= Ignace Jang =

Ignace Jang (born 1969) is a South Korean and French violinist and is a grand and jury prize recipient. He is concertmaster of the Hawaii Symphony and teaches at the University of Hawaiʻi at Mānoa.

==Background==
Jang was born to South Korean parents in Grenoble where by the age of five he began his first violin lessons with Flora Elphege and then continued it with Gerard Poulet at the Conservatoire de Paris. He was fascinated with Detroit and Argentinian music especially Astor Piazzolla and his tangos.

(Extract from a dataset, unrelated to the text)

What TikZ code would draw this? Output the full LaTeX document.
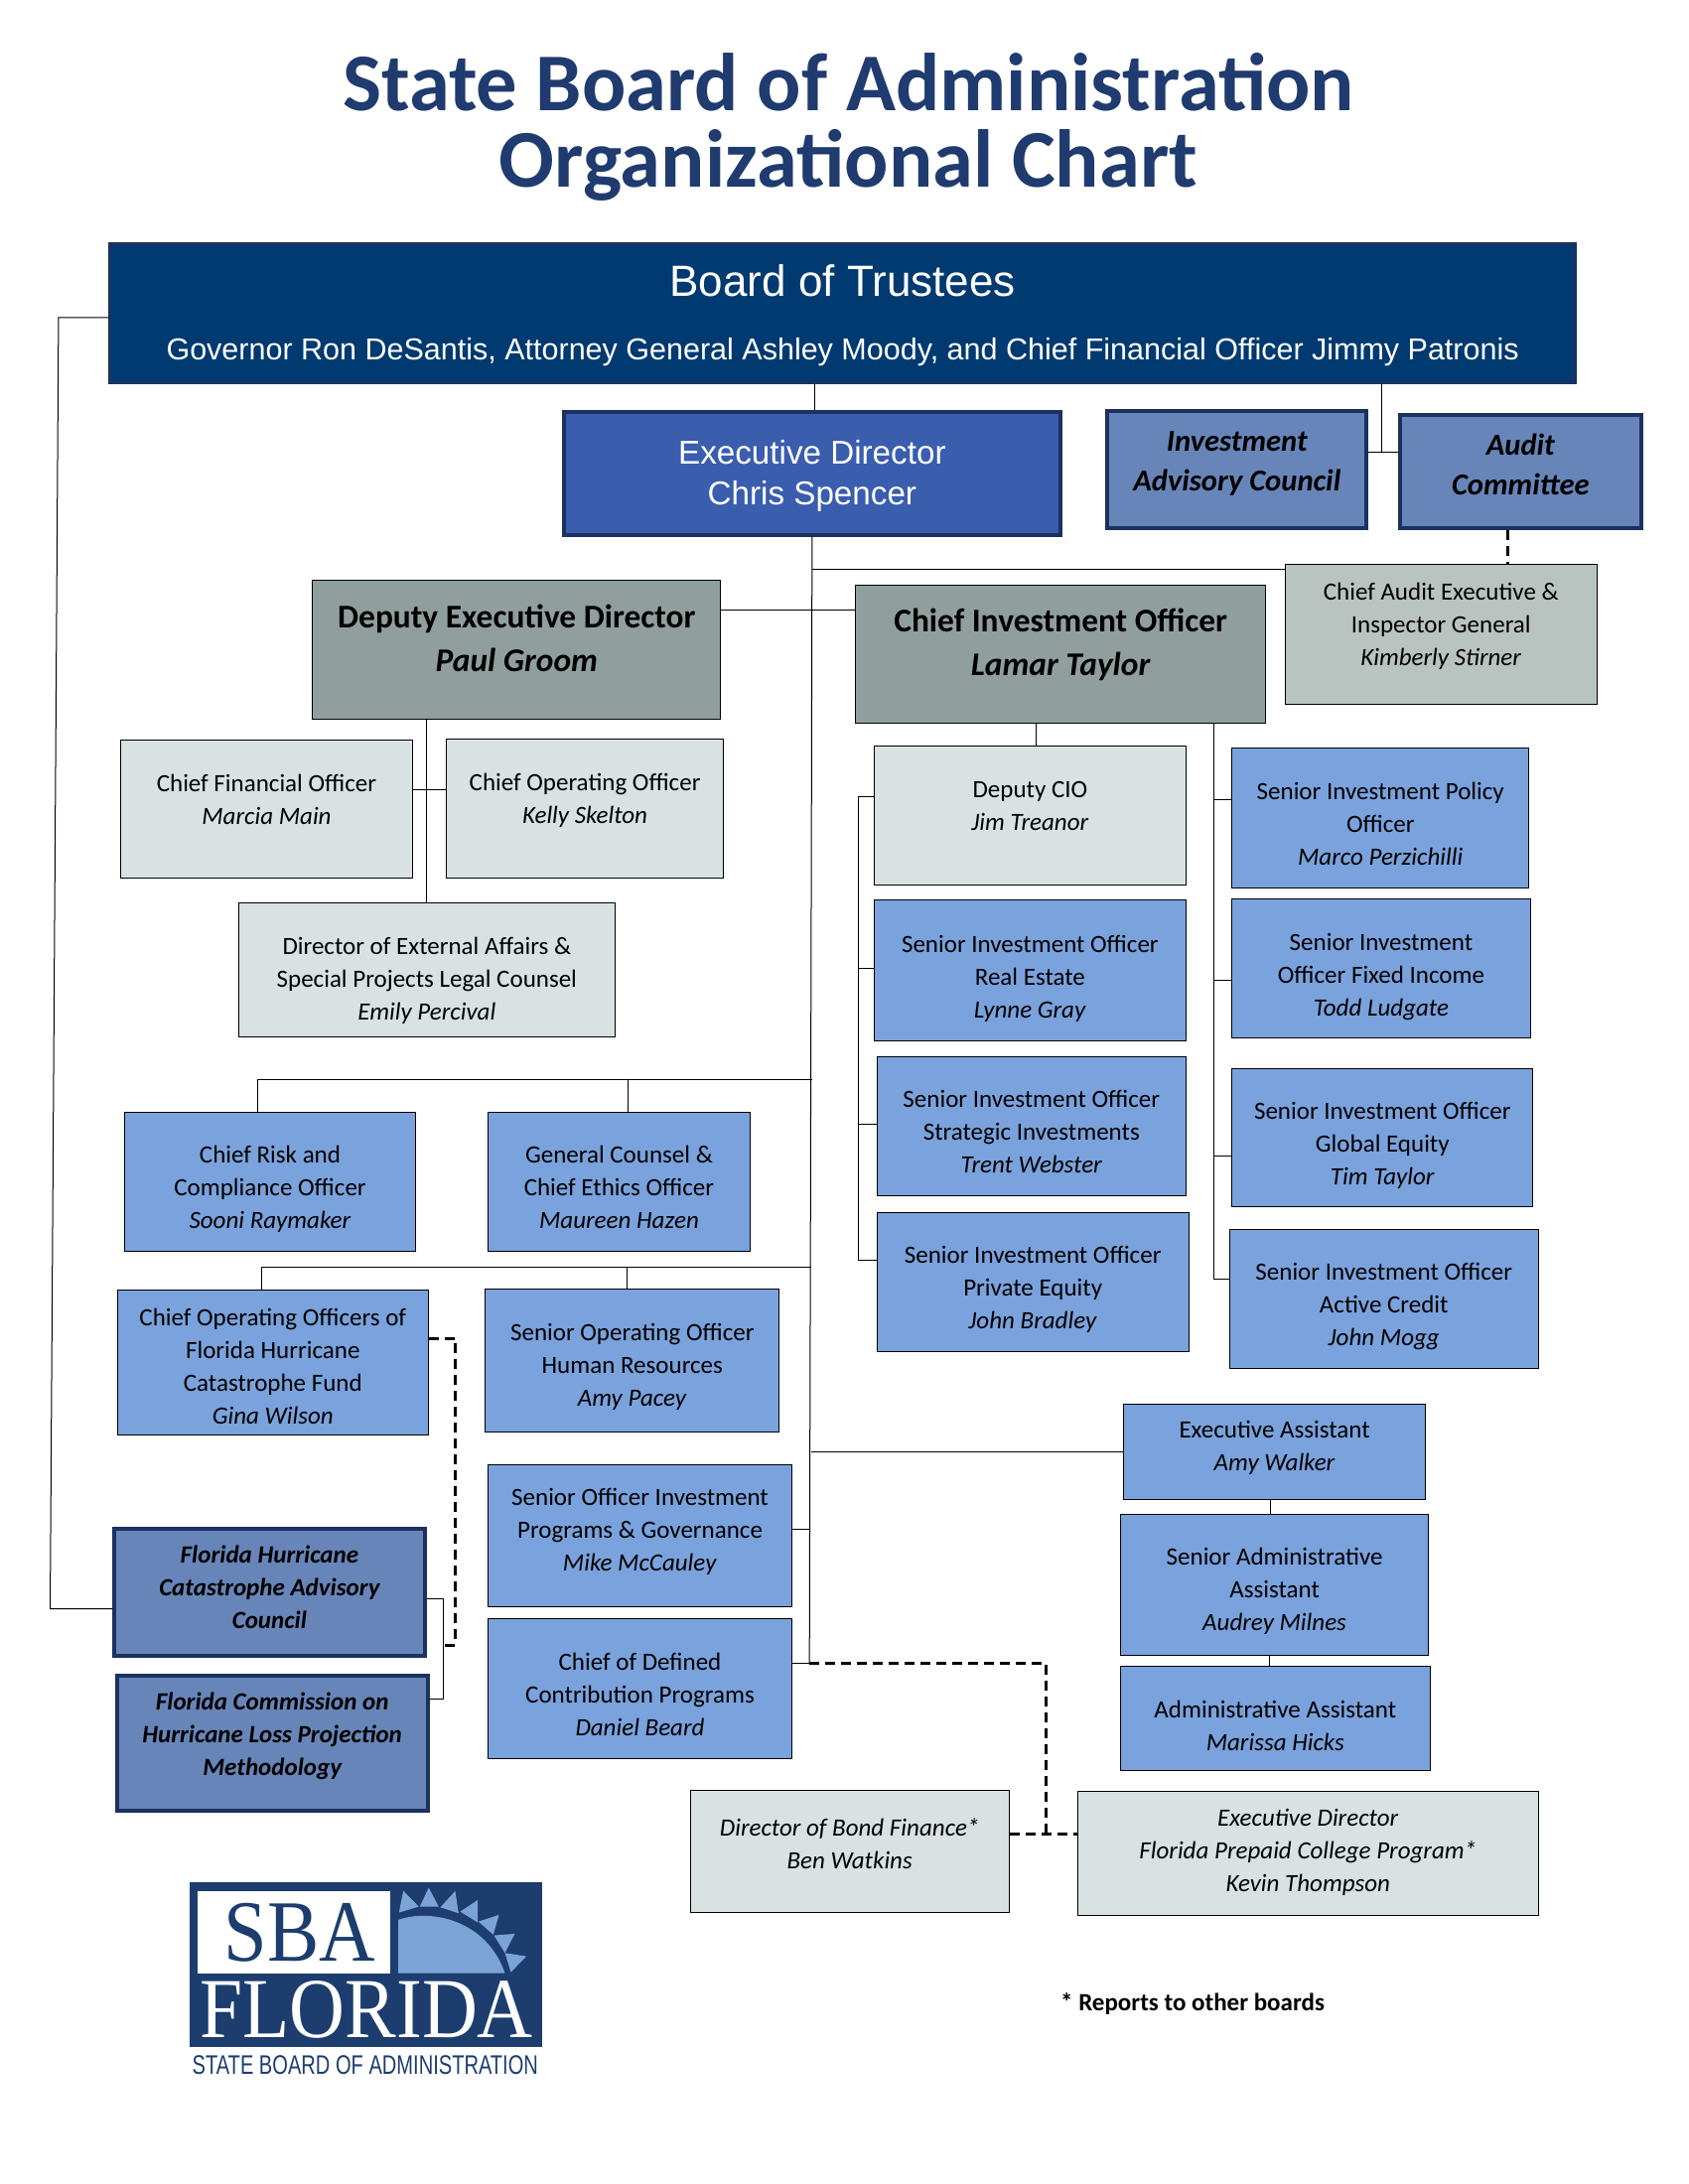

Currently he is a concertmaster of both the Britt Festival and the Hawaii Symphony Orchestra as well as a teacher at the University of Hawaiʻi at Mānoa. In 1989 he became a prize winner at both the Rodolfo Lipizer and Lions Club's violin competitions and Eastern Music Festival. He also was a participant of various festivals such in such places as Berlioz, Chirens and Colorado Music Festival. He played in various orchestras including Théâtre des Champs-Élysées and at the Sejong Center where he performed before the First Lady of South Korea. He also was a guest soloist with the Hawaii Symphony under the Samuel Wong's baton and Colorado Symphony which was under Marin Alsop. Besides South Korea and France, he traveled everywhere in Asia and Europe and even participated at the 1992 Winter Olympics Music Festival. Since 1991 he became a member of the Equinox duo.